Agriculture woes remain a sore spot for the heavy-equipment industry, but optimism is starting to brew in construction and financial services sectors as demand increases in some regions.
Subdued farm equipment sales hindered overall investment activity in recent months, and concerns grew over declining used equipment values, according to the Dec. 4 edition of the Federal Reserve’s Beige Book, based on data compiled through Nov. 22. The report, published eight times per year, provides an overview of economic conditions and challenges specific to the Fed’s 12 regional districts.
In the Chicago Fed’s region, agriculture equipment sales fell due to “sticky high” prices of new equipment, yielding unfavorable trade-in options as farmers looked to upgrade. Depreciating farm equipment also led to liquidity concerns in the Kansas City region.
Manufacturers saw a sharp decline in agriculture equipment demand in the Minneapolis region. There, 85% of respondents reported decreased farm income, and a productive harvest season failed to offset low commodity prices and higher operating costs.
Respondents in the St. Louis region also noted challenges tied to low commodity prices and crop yields. However, there was a slight uptick in agriculture loans.
Construction sector bouncing back
Construction activity picked up or is expected to pick up in some regions because of recent federal interest rate cuts.
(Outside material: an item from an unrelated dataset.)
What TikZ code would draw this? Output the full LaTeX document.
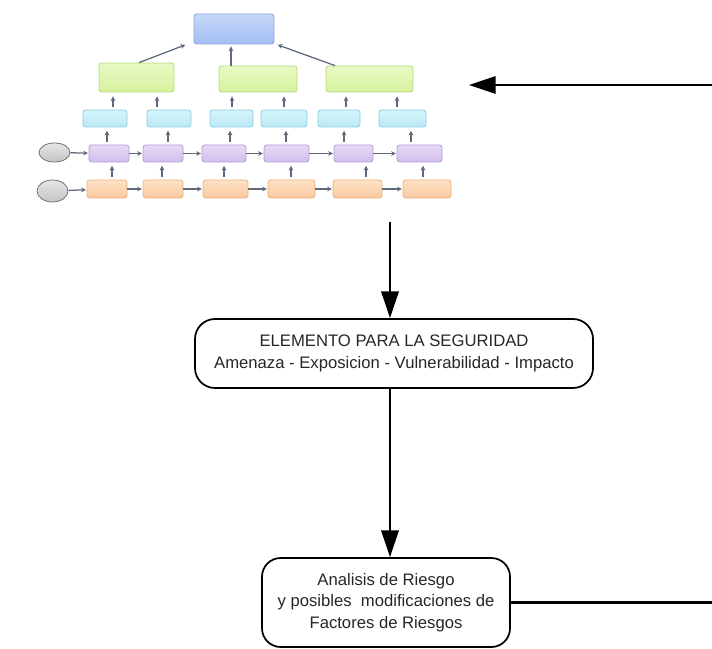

In the Minneapolis region, roughly 20% of residential construction professionals have seen at least a small bump in demand since the two rate cuts, which totaled 75 basis points.
Homebuilders in the San Francisco region are gearing up for a surge in residential construction in the coming months as borrowing costs drop. The commercial construction market was generally stable as a backlog of projects finally kicked off.
Construction and land development loans increased in the Dallas region. Overall construction activity was strong due to existing projects, but new construction starts fell.